*THE REQUEST*. Return, without pictures, the lines from the start of the data through the one that contains "plt.rcParams['font.family'] = ['Liberation".

——————————

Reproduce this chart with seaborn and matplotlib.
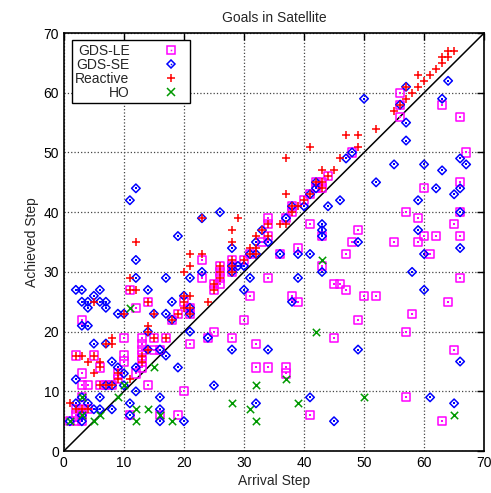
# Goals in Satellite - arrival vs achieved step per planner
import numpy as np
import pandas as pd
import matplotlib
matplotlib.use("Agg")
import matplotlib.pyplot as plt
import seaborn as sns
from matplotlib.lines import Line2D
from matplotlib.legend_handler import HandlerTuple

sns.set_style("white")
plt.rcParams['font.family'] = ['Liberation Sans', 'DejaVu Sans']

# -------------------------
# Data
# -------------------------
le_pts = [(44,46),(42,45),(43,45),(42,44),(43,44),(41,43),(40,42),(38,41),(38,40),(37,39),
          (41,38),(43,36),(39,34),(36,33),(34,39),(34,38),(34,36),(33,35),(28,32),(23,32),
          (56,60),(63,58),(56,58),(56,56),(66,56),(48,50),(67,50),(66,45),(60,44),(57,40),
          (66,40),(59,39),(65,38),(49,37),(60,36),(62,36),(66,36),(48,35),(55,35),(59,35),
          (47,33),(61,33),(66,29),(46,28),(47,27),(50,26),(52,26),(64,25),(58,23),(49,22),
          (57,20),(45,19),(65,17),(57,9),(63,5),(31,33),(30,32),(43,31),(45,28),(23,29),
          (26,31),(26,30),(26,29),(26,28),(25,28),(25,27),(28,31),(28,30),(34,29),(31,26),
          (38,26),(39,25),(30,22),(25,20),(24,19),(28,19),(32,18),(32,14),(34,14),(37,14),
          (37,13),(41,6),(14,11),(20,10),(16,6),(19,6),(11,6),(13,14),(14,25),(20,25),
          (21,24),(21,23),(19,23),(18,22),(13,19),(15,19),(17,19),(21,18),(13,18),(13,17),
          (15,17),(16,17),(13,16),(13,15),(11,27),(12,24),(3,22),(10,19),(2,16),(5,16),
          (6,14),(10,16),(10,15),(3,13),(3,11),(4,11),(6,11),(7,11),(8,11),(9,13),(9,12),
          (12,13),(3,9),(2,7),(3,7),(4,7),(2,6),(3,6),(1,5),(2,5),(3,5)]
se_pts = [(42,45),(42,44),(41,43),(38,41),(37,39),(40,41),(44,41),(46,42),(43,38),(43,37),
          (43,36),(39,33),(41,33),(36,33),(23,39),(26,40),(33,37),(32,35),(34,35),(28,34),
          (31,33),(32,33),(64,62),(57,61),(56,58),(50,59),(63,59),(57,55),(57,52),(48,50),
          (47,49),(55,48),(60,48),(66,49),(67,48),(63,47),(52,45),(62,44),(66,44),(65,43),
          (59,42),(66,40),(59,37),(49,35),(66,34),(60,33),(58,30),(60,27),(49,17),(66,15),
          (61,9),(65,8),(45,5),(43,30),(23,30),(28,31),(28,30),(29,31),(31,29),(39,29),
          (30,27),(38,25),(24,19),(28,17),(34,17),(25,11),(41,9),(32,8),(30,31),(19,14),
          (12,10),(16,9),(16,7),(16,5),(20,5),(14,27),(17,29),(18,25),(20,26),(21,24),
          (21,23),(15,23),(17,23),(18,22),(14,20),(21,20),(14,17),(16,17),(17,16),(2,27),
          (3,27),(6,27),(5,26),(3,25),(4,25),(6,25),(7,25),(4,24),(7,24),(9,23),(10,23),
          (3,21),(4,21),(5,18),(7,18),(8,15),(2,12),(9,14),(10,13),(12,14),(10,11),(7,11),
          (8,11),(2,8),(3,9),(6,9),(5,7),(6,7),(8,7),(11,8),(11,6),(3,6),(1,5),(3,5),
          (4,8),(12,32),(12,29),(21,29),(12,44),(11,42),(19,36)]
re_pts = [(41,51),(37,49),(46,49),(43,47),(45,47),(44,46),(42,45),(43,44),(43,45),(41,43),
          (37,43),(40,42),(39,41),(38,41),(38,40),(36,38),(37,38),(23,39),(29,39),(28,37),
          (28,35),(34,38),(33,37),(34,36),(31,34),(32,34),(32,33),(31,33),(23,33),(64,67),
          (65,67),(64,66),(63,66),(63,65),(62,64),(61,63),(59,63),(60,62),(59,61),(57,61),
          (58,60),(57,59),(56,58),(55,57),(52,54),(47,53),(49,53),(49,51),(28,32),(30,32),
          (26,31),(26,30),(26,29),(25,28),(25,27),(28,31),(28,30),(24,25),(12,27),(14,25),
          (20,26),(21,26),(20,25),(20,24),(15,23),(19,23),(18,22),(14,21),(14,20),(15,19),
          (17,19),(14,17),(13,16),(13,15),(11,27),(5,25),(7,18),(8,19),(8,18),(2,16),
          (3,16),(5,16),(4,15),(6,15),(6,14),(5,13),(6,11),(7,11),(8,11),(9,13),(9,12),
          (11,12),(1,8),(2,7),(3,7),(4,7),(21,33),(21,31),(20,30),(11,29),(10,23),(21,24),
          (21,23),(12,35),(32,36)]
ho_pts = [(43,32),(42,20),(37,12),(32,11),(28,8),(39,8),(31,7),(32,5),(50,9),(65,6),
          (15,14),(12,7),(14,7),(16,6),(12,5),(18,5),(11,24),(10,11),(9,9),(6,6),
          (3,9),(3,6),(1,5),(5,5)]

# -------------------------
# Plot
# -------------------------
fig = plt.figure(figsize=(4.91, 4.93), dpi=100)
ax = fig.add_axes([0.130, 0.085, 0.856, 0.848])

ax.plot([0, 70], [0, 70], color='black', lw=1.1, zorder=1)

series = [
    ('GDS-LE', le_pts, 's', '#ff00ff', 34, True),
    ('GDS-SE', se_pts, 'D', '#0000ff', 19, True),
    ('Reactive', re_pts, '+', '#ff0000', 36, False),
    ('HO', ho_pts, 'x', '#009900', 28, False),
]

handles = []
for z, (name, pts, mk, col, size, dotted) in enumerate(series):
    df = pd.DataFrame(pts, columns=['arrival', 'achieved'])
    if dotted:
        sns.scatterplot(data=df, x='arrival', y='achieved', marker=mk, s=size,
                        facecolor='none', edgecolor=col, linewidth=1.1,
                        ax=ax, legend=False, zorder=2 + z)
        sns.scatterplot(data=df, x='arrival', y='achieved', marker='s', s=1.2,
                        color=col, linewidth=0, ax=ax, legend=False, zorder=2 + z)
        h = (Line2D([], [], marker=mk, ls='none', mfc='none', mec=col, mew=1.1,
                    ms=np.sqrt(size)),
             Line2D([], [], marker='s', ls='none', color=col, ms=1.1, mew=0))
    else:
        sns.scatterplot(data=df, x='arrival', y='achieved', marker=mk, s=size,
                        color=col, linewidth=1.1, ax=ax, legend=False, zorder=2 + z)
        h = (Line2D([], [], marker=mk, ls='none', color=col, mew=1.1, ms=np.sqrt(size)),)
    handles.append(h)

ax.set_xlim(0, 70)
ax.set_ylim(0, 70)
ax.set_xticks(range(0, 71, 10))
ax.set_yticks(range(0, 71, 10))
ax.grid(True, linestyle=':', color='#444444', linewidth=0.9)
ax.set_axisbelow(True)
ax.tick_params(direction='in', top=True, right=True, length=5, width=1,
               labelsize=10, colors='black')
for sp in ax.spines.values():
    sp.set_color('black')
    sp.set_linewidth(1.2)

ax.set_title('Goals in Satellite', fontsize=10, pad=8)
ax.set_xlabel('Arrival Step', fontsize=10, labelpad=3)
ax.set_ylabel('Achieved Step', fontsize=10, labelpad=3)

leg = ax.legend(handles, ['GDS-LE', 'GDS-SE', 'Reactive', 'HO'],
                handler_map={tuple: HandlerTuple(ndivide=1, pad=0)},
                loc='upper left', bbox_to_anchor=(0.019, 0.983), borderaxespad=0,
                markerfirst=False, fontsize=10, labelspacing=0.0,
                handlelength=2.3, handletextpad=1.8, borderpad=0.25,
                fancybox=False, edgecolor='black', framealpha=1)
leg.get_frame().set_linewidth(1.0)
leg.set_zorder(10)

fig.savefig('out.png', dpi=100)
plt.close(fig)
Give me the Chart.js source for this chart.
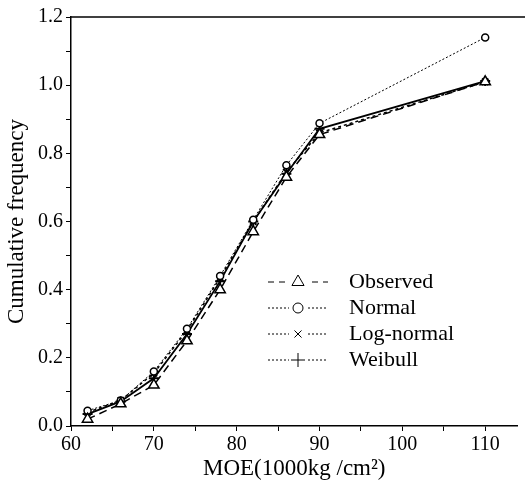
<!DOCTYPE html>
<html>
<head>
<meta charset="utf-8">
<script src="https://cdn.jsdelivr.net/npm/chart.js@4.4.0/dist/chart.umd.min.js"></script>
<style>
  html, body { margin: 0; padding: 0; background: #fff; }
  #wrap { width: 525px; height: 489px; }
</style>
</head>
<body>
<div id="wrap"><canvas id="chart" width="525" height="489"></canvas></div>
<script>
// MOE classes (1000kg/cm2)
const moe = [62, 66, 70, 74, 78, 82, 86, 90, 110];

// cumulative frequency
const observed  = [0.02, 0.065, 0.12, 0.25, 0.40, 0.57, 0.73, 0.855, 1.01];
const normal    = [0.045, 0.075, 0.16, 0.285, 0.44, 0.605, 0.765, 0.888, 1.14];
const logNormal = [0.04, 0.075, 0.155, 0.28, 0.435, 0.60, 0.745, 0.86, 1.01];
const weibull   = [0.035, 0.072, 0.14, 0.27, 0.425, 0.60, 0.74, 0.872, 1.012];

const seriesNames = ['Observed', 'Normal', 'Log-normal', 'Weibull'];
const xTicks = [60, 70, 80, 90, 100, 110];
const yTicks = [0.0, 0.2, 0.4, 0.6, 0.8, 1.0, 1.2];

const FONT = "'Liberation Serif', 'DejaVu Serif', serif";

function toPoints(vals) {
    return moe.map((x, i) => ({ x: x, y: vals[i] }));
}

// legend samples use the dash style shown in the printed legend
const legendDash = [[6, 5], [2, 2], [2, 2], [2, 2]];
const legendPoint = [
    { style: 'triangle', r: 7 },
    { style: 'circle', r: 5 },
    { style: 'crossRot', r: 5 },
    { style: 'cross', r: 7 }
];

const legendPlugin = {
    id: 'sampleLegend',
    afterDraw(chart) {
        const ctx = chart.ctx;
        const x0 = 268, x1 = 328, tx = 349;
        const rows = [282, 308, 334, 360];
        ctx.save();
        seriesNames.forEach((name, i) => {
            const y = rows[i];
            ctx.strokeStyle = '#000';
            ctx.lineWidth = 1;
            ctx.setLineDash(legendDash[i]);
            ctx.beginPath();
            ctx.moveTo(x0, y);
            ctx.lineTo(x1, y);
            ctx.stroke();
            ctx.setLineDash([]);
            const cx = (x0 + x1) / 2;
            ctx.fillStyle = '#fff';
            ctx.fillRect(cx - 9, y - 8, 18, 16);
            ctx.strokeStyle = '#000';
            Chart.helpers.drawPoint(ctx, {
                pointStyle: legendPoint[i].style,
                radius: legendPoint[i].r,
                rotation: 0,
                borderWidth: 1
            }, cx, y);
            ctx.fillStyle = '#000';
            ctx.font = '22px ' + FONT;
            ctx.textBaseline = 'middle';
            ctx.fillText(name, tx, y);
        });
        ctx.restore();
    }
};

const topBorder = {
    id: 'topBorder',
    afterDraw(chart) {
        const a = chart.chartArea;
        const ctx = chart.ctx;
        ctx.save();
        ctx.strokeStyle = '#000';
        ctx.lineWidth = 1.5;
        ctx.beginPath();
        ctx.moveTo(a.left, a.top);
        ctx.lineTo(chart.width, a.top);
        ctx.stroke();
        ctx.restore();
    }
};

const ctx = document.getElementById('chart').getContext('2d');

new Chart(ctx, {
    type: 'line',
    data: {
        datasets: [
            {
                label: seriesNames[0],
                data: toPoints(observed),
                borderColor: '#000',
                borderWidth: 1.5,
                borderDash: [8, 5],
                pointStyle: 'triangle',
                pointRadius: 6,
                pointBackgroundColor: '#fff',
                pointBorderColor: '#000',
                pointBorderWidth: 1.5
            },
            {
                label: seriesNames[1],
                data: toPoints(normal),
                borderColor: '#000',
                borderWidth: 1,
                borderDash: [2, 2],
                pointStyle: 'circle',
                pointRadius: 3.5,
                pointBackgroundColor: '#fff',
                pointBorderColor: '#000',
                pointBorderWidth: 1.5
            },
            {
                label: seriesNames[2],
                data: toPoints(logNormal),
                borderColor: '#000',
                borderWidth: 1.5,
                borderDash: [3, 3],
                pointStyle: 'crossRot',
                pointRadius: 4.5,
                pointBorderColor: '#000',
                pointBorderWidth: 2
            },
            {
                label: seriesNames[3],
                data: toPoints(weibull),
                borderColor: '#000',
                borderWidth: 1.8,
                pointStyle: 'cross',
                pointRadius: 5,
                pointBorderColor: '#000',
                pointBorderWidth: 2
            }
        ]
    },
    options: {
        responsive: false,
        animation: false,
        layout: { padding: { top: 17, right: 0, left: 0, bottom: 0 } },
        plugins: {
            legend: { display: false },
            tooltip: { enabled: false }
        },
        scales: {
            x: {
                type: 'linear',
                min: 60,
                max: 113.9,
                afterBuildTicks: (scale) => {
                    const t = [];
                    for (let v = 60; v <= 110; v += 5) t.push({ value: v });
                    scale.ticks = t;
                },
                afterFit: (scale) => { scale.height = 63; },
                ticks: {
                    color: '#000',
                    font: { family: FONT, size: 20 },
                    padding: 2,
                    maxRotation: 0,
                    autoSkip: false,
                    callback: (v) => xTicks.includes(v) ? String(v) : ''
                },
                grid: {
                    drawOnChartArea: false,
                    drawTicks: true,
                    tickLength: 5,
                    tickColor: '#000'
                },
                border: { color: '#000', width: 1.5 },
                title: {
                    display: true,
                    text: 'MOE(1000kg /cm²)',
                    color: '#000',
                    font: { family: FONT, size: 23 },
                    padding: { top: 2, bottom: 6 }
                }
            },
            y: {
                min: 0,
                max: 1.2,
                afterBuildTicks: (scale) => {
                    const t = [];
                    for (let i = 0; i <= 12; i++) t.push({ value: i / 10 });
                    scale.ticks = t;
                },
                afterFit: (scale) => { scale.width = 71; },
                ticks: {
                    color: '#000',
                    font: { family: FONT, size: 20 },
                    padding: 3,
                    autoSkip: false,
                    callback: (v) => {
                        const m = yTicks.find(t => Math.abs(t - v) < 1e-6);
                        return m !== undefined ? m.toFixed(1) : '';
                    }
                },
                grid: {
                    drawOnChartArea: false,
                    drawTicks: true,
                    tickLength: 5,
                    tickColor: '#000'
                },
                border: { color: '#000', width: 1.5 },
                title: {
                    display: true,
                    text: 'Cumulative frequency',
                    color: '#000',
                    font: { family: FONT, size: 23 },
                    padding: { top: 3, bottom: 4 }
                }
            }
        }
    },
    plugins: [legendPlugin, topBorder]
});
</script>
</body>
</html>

——————————

*TASK SOLUTION*.
Reproduce this chart with seaborn and matplotlib.
# Goals in Satellite - arrival vs achieved step per planner
import numpy as np
import pandas as pd
import matplotlib
matplotlib.use("Agg")
import matplotlib.pyplot as plt
import seaborn as sns
from matplotlib.lines import Line2D
from matplotlib.legend_handler import HandlerTuple

sns.set_style("white")
plt.rcParams['font.family'] = ['Liberation Sans', 'DejaVu Sans']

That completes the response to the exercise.